**Instruction**
Leave out all pictures. Return exactly the lines from the top of the material through the line containing "const SUB_OFFSETS: number[][]".

**Source material**
___

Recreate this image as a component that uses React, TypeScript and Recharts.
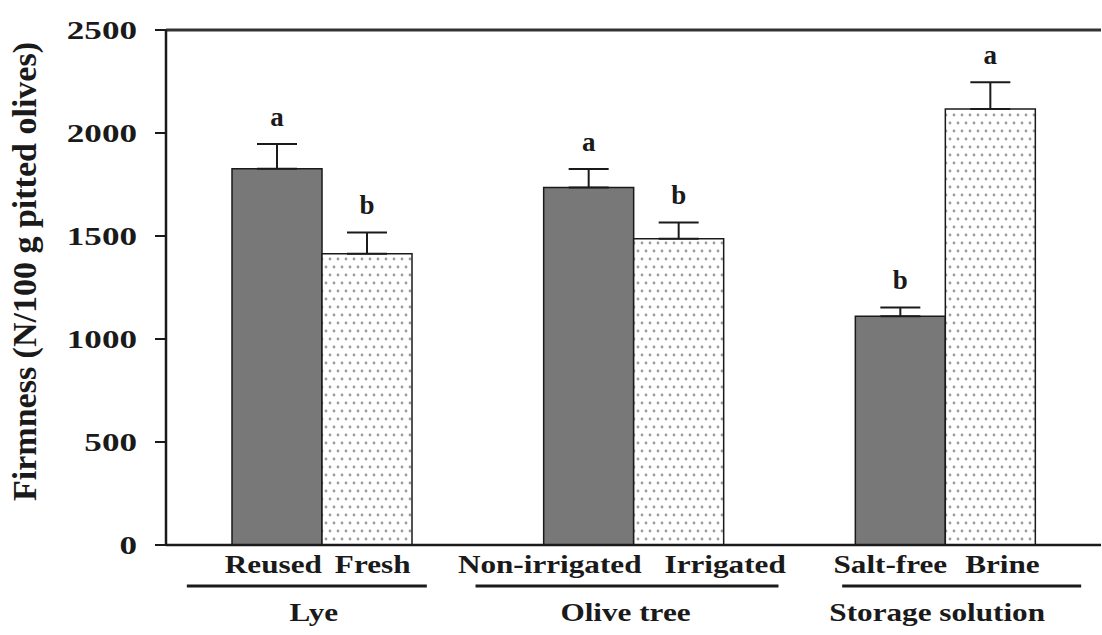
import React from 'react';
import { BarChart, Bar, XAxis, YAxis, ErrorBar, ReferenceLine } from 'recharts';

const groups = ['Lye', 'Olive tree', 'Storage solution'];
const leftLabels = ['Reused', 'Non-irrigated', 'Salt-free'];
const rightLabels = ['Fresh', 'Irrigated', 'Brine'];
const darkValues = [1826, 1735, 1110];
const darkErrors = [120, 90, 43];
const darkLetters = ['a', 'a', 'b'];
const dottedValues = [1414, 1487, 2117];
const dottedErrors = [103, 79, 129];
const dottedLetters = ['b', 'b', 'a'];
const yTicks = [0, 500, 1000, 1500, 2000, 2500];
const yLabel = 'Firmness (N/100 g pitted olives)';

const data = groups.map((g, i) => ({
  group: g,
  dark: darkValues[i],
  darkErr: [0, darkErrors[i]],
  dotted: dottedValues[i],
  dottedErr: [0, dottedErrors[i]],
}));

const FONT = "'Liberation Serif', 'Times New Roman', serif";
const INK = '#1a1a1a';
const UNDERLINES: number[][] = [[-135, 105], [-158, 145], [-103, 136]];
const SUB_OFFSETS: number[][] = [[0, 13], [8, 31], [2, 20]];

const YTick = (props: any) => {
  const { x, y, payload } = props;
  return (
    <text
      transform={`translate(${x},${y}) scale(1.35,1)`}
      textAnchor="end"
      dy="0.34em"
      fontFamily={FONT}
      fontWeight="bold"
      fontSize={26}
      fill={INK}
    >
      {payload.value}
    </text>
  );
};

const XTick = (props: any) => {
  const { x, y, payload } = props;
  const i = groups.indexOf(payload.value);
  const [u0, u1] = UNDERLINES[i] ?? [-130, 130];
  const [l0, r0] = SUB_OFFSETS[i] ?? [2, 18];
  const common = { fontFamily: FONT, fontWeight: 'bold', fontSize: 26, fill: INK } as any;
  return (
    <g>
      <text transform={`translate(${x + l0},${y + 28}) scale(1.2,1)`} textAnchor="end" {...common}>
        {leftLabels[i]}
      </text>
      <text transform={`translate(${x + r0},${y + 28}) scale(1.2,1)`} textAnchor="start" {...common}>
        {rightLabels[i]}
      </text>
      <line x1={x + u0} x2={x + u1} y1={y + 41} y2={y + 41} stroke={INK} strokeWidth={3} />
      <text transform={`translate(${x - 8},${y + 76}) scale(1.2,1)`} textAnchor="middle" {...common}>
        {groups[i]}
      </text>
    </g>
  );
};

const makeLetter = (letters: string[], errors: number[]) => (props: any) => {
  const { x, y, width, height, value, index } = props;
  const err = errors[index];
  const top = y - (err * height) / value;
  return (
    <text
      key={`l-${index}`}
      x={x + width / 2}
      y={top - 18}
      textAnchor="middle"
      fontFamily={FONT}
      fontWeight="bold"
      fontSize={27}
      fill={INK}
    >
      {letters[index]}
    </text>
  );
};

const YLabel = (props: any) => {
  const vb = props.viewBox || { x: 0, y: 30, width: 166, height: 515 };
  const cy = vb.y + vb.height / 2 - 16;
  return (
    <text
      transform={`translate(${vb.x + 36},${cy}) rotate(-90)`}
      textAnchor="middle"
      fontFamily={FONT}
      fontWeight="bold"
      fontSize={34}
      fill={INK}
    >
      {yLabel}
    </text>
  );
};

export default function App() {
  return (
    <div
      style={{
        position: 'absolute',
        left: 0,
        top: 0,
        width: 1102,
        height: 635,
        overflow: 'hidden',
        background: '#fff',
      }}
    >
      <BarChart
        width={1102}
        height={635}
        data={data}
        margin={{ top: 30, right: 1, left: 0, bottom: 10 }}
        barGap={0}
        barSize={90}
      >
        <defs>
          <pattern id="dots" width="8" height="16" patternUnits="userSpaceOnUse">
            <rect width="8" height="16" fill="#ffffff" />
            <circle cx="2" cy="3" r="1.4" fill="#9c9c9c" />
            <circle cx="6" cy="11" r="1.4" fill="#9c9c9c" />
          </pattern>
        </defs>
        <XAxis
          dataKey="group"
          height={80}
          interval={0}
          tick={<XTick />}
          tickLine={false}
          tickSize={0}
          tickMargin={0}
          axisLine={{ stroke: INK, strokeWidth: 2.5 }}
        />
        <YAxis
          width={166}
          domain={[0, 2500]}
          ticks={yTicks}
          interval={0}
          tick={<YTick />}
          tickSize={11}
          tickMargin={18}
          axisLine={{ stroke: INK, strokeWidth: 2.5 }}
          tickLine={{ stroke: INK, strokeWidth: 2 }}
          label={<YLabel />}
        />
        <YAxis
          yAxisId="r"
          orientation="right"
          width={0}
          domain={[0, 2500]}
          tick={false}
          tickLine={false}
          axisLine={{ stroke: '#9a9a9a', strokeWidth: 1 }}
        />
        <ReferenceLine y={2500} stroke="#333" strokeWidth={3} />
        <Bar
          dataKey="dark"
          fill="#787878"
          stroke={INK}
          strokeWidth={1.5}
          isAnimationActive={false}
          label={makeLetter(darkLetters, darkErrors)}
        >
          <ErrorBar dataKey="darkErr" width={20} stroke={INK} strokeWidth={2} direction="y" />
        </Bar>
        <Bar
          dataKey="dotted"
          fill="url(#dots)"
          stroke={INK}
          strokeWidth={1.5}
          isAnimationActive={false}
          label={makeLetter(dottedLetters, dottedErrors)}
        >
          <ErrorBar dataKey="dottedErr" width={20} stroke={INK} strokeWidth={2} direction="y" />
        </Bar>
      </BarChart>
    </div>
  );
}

___

**The output**
Recreate this image as a component that uses React, TypeScript and Recharts.
import React from 'react';
import { BarChart, Bar, XAxis, YAxis, ErrorBar, ReferenceLine } from 'recharts';

const groups = ['Lye', 'Olive tree', 'Storage solution'];
const leftLabels = ['Reused', 'Non-irrigated', 'Salt-free'];
const rightLabels = ['Fresh', 'Irrigated', 'Brine'];
const darkValues = [1826, 1735, 1110];
const darkErrors = [120, 90, 43];
const darkLetters = ['a', 'a', 'b'];
const dottedValues = [1414, 1487, 2117];
const dottedErrors = [103, 79, 129];
const dottedLetters = ['b', 'b', 'a'];
const yTicks = [0, 500, 1000, 1500, 2000, 2500];
const yLabel = 'Firmness (N/100 g pitted olives)';

const data = groups.map((g, i) => ({
  group: g,
  dark: darkValues[i],
  darkErr: [0, darkErrors[i]],
  dotted: dottedValues[i],
  dottedErr: [0, dottedErrors[i]],
}));

const FONT = "'Liberation Serif', 'Times New Roman', serif";
const INK = '#1a1a1a';
const UNDERLINES: number[][] = [[-135, 105], [-158, 145], [-103, 136]];
const SUB_OFFSETS: number[][] = [[0, 13], [8, 31], [2, 20]];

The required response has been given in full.